Trotula è figlia di questo mondo. E’ una figlia fortunata: non sappiamo se facesse davvero parte della potente famiglia dei De Ruggiero, ma sicuramente doveva essere benestante, inoltre nasce nella città che già all’epoca era conosciuta come la “città di Ippocrate” grazie alla sua importante scuola medica. E a questa scuola hanno accesso le donne, cosa davvero non banale in quel periodo storico (ma anche per molti anni a venire, se si pensa che l’accesso alle università italiane viene concesso alle donne solo nel 1874).

Una medicina molto attenta alla prevenzione

In quella scuola Trotula si distingue tanto che diventa magistra (il massimo riconoscimento della scuola) o forse – dicono alcune fonti – quasi magistra (perché anche in quella città ricca, laica e aperta era forse un po’ troppo far salire una donna fin sulla vetta della carriera).
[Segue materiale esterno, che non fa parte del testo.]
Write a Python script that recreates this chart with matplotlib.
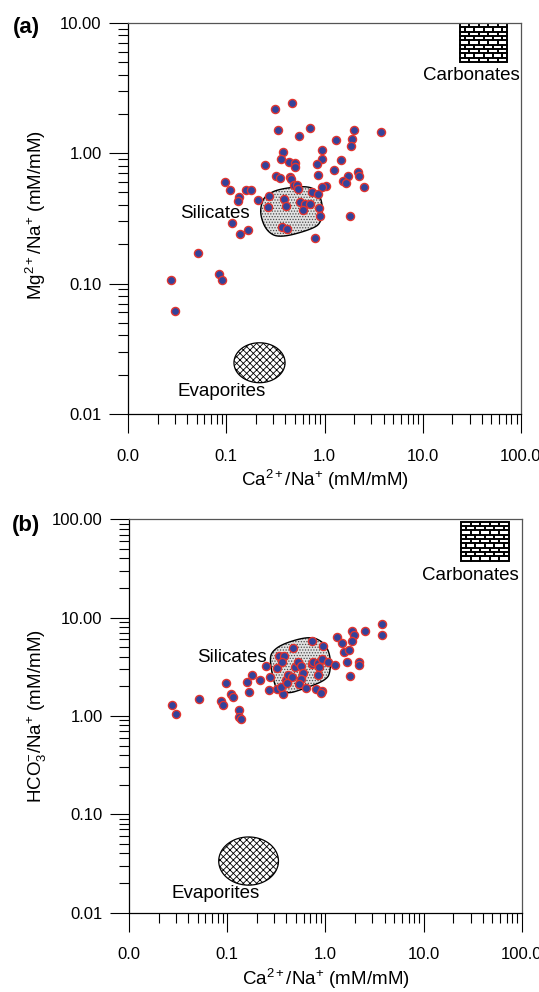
import numpy as np
import matplotlib
matplotlib.use('Agg')
import matplotlib.pyplot as plt
from matplotlib.patches import Polygon, Rectangle
from matplotlib.ticker import LogLocator, FuncFormatter, NullFormatter

# Gibbs-type end-member plot: Ca/Na vs Mg/Na (a) and Ca/Na vs HCO3/Na (b)

plt.rcParams['font.family'] = ['Liberation Sans', 'DejaVu Sans']
plt.rcParams['mathtext.fontset'] = 'custom'
plt.rcParams['mathtext.rm'] = 'Liberation Sans'
plt.rcParams['mathtext.it'] = 'Liberation Sans:italic'
plt.rcParams['hatch.linewidth'] = 0.6

# panel (a) samples
ca_na_a = [0.315, 0.463, 0.334, 0.554, 0.717, 1.98, 3.79, 1.30, 1.92, 1.86,
           0.379, 0.361, 0.436, 0.498, 0.501, 0.944, 0.937, 0.840, 1.48, 1.25,
           0.248, 0.859, 0.321, 0.352, 0.446, 0.453, 0.493, 0.528, 0.533, 2.19,
           2.23, 1.72, 1.55, 1.64, 2.54, 1.04, 0.937, 0.752, 0.865, 0.0964,
           0.109, 0.160, 0.180, 0.134, 0.132, 0.212, 0.272, 0.385, 0.268, 0.403,
           0.564, 0.638, 0.717, 0.604, 0.879, 0.905, 1.80, 0.1135, 0.1675, 0.138,
           0.366, 0.415, 0.805, 0.0516, 0.0853, 0.0895, 0.0277, 0.0298]
mg_na_a = [2.18, 2.40, 1.50, 1.36, 1.55, 1.49, 1.46, 1.26, 1.29, 1.135,
           1.02, 0.908, 0.857, 0.846, 0.780, 1.06, 0.908, 0.831, 0.883, 0.748,
           0.807, 0.678, 0.665, 0.649, 0.661, 0.634, 0.574, 0.568, 0.529, 0.710,
           0.665, 0.665, 0.615, 0.588, 0.551, 0.557, 0.548, 0.501, 0.489, 0.602,
           0.520, 0.520, 0.523, 0.461, 0.430, 0.438, 0.470, 0.448, 0.387, 0.394,
           0.421, 0.406, 0.410, 0.365, 0.378, 0.332, 0.330, 0.290, 0.255, 0.2405,
           0.272, 0.262, 0.223, 0.1706, 0.1186, 0.1072, 0.1058, 0.0621]

# panel (b) samples
ca_na_b = [0.0276, 0.0299, 0.0516, 0.0857, 0.090, 0.0964, 0.109, 0.1144, 0.132, 0.1307,
           0.138, 0.160, 0.165, 0.180, 0.214, 0.249, 0.272, 0.268, 0.318, 0.337,
           0.379, 0.361, 0.318, 0.366, 0.355, 0.396, 0.418, 0.453, 0.408, 0.463,
           0.493, 0.528, 0.560, 0.594, 0.564, 0.533, 0.633, 0.729, 0.741, 0.845,
           0.865, 0.927, 1.05, 0.840, 0.800, 0.920, 0.893, 0.724, 0.937, 1.25,
           1.30, 1.48, 1.55, 1.72, 1.64, 1.87, 1.95, 1.86, 2.52, 2.19,
           2.21, 1.79, 3.76, 3.79]
hco3_na_b = [1.285, 1.04, 1.47, 1.435, 1.29, 2.17, 1.66, 1.54, 1.14, 0.964,
             0.925, 2.20, 1.74, 2.60, 2.33, 3.21, 2.46, 1.83, 3.04, 4.05,
             4.05, 3.55, 1.90, 1.69, 1.95, 2.31, 2.60, 2.50, 2.14, 4.86,
             3.11, 3.55, 3.21, 2.74, 2.38, 2.09, 1.93, 3.36, 3.55, 3.47,
             3.11, 3.75, 3.55, 2.60, 1.90, 1.80, 1.72, 5.76, 5.16, 3.26,
             6.29, 5.54, 4.48, 4.63, 3.55, 7.34, 6.68, 5.76, 7.29, 3.55,
             3.28, 2.55, 8.59, 6.63]

# end-member fields
sil_a_x = [0.258, 0.339, 0.633, 0.833, 0.959, 0.937, 0.769, 0.352, 0.258, 0.2206, 0.2297]
sil_a_y = [0.478, 0.529, 0.561, 0.523, 0.413, 0.2985, 0.2625, 0.223, 0.2503, 0.336, 0.425]
sil_b_x = [0.283, 0.372, 0.695, 0.950, 1.111, 1.13, 1.028, 0.55, 0.418, 0.318, 0.290, 0.272]
sil_b_y = [4.49, 5.46, 6.48, 5.67, 4.32, 2.92, 2.31, 1.83, 1.69, 1.83, 2.50, 3.69]
evap_a = (0.218, 0.0247, 0.26, 0.153)   # centre x, centre y, half-width/half-height (decades)
evap_b = (0.165, 0.0334, 0.304, 0.245)
carb_a = (24, 72, 5.0, 9.9)             # x0, x1, y0, y1
carb_b = (24, 73, 38, 95)

x_label = r'Ca$^{\mathregular{2+}}$/Na$^{\mathregular{+}}$ (mM/mM)'
y_label_a = r'Mg$^{\mathregular{2+}}$/Na$^{\mathregular{+}}$ (mM/mM)'
y_label_b = r'HCO$_{\mathregular{3}}^{\mathregular{-}}$/Na$^{\mathregular{+}}$ (mM/mM)'

FACE = '#33439b'
EDGE = '#e2342f'


def smooth_closed(x, y, n=3):
    # Chaikin corner cutting in log space -> rounded outline
    p = np.column_stack([np.log10(x), np.log10(y)])
    for _ in range(n):
        q = np.roll(p, -1, axis=0)
        new = np.empty((2 * len(p), 2))
        new[0::2] = 0.75 * p + 0.25 * q
        new[1::2] = 0.25 * p + 0.75 * q
        p = new
    return 10 ** p


def draw_silicates(ax, x, y):
    pts = smooth_closed(x, y)
    ax.add_patch(Polygon(pts, closed=True, facecolor='#e2e2e2', edgecolor='#4a4a4a',
                         hatch='......', linewidth=0, zorder=1))
    ax.add_patch(Polygon(pts, closed=True, fill=False, edgecolor='black',
                         linewidth=1.0, zorder=2))


def draw_evaporites(ax, cx, cy, rx, ry):
    t = np.linspace(0, 2 * np.pi, 200)
    pts = np.column_stack([10 ** (np.log10(cx) + rx * np.cos(t)),
                           10 ** (np.log10(cy) + ry * np.sin(t))])
    ax.add_patch(Polygon(pts, closed=True, facecolor='white', edgecolor='black',
                         hatch='xxxxx', linewidth=0, zorder=1))
    ax.add_patch(Polygon(pts, closed=True, fill=False, edgecolor='black',
                         linewidth=0.9, zorder=2))


def draw_carbonates(ax, x0, x1, y0, y1, rows=9, cols=5):
    ax.add_patch(Rectangle((x0, y0), x1 - x0, y1 - y0, facecolor='white',
                           edgecolor='black', linewidth=1.4, zorder=1))
    lx0, lx1 = np.log10(x0), np.log10(x1)
    ly = np.linspace(np.log10(y0), np.log10(y1), rows + 1)
    for i in range(1, rows):
        ax.plot([x0, x1], [10 ** ly[i]] * 2, color='black', lw=1.4, zorder=2)
    step = (lx1 - lx0) / cols
    for i in range(rows):
        off = 0.5 if i % 2 else 0.0
        for j in range(cols + 1):
            lx = lx0 + (j + off) * step
            if lx0 < lx < lx1:
                ax.plot([10 ** lx] * 2, [10 ** ly[i], 10 ** ly[i + 1]],
                        color='black', lw=1.4, zorder=2)


def style_axes(ax, ymin, ymax):
    ax.set_xscale('log')
    ax.set_yscale('log')
    ax.set_xlim(0.01, 100)
    ax.set_ylim(ymin, ymax)
    for axis in (ax.xaxis, ax.yaxis):
        axis.set_major_locator(LogLocator(base=10, numticks=12))
        axis.set_minor_locator(LogLocator(base=10, subs=np.arange(2, 10), numticks=12))
        axis.set_minor_formatter(NullFormatter())
    ax.xaxis.set_major_formatter(FuncFormatter(lambda v, p: f'{v:.1f}'))
    ax.yaxis.set_major_formatter(FuncFormatter(lambda v, p: f'{v:.2f}'))
    ax.tick_params(which='major', direction='out', length=14, width=0.8,
                   labelsize=12, top=False, right=False)
    ax.tick_params(which='minor', direction='out', length=7, width=0.8,
                   top=False, right=False)
    ax.tick_params(axis='x', which='major', pad=11)
    ax.tick_params(axis='y', which='major', pad=5)
    for s in ('left', 'bottom'):
        ax.spines[s].set_linewidth(0.9)
    for s in ('top', 'right'):
        ax.spines[s].set_color('#555555')
        ax.spines[s].set_linewidth(0.9)
    ax.text(0.5, -0.137, x_label, transform=ax.transAxes, ha='center', va='top',
            fontsize=13.5)


fig = plt.figure(figsize=(5.39, 9.92), dpi=100)
ax_a = fig.add_axes([0.2375, 0.5827, 0.7291, 0.3945])
ax_b = fig.add_axes([0.2393, 0.0801, 0.7291, 0.3964])

# panel (a)
style_axes(ax_a, 0.01, 10)
draw_silicates(ax_a, sil_a_x, sil_a_y)
draw_evaporites(ax_a, *evap_a)
draw_carbonates(ax_a, *carb_a)
ax_a.scatter(ca_na_a, mg_na_a, s=34, c=FACE, edgecolors=EDGE, linewidths=1.0, zorder=3)
ax_a.text(0.31, 0.501, 'Silicates', transform=ax_a.transAxes, ha='right', va='baseline', fontsize=13.5)
ax_a.text(0.125, 0.046, 'Evaporites', transform=ax_a.transAxes, ha='left', va='baseline', fontsize=13.5)
ax_a.text(0.997, 0.854, 'Carbonates', transform=ax_a.transAxes, ha='right', va='baseline', fontsize=13.5)
ax_a.text(-0.234, 0.508, y_label_a, transform=ax_a.transAxes, rotation=90,
          ha='center', va='center', fontsize=13.5)

# panel (b)
style_axes(ax_b, 0.01, 100)
draw_silicates(ax_b, sil_b_x, sil_b_y)
draw_evaporites(ax_b, *evap_b)
draw_carbonates(ax_b, *carb_b)
ax_b.scatter(ca_na_b, hco3_na_b, s=34, c=FACE, edgecolors=EDGE, linewidths=1.0, zorder=3)
ax_b.text(0.351, 0.637, 'Silicates', transform=ax_b.transAxes, ha='right', va='baseline', fontsize=13.5)
ax_b.text(0.107, 0.037, 'Evaporites', transform=ax_b.transAxes, ha='left', va='baseline', fontsize=13.5)
ax_b.text(0.992, 0.846, 'Carbonates', transform=ax_b.transAxes, ha='right', va='baseline', fontsize=13.5)
ax_b.text(-0.234, 0.5, y_label_b, transform=ax_b.transAxes, rotation=90,
          ha='center', va='center', fontsize=13.5)

fig.text(13 / 539, 1 - 28 / 992, '(a)', fontsize=16, fontweight='bold', va='center', ha='left')
fig.text(12 / 539, 1 - 526 / 992, '(b)', fontsize=16, fontweight='bold', va='center', ha='left')

fig.savefig('out.png', dpi=100)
Comunque Trotula si dedica alla pratica ma anche alla teoria. Da un lato cura le donne, dall’altro scrive diversi trattati sulla medicina. Non si sa se siano tutti usciti dalla sua penna o alcuni di essi siano ispirati dalle sue lezioni e scritti da sue allieve, ma insomma i suoi testi hanno successo in tutta Europa.
I suggerimenti per quanto riguarda l’ostetricia, ad esempio, si tramandano fino all’inizio del XIX secolo non solo tra i medici, scrive Greco, ma anche nella cultura popolare.
La medicina di Trotula è una medicina soft, diremmo oggi. Attenta più alla prevenzione che alla cura e più alle terapie dolci che a quelle invasive. Il cui punto di forza era la cura dell’igiene. E si occupa di cose di cui nessuno si occupava all’epoca, ad esempio dell’infertilità femminile e maschile (ed è chiaro come fosse dirompente in quel momento attribuire la causa dell’infertilità anche all’uomo), oppure del desiderio sessuale femminile considerandolo un fenomeno del tutto naturale e non un peccato. Trotula non ha preconcetti morali, ma scrive con un atteggiamento di distacco di tipo scientifico. E riesce, in una branca del sapere presidiata dai medici maschi, a sollevare l’interesse per i bisogni delle donne. Una medicina delle donne fatta da una donna, come scrive Pietro Greco, una coscienza che ritroveremo (con tutte le differenze del caso) così forte con le lotte femministe degli anni Settanta del Novecento, quando le donne cominciarono a gridare “Io sono mia”.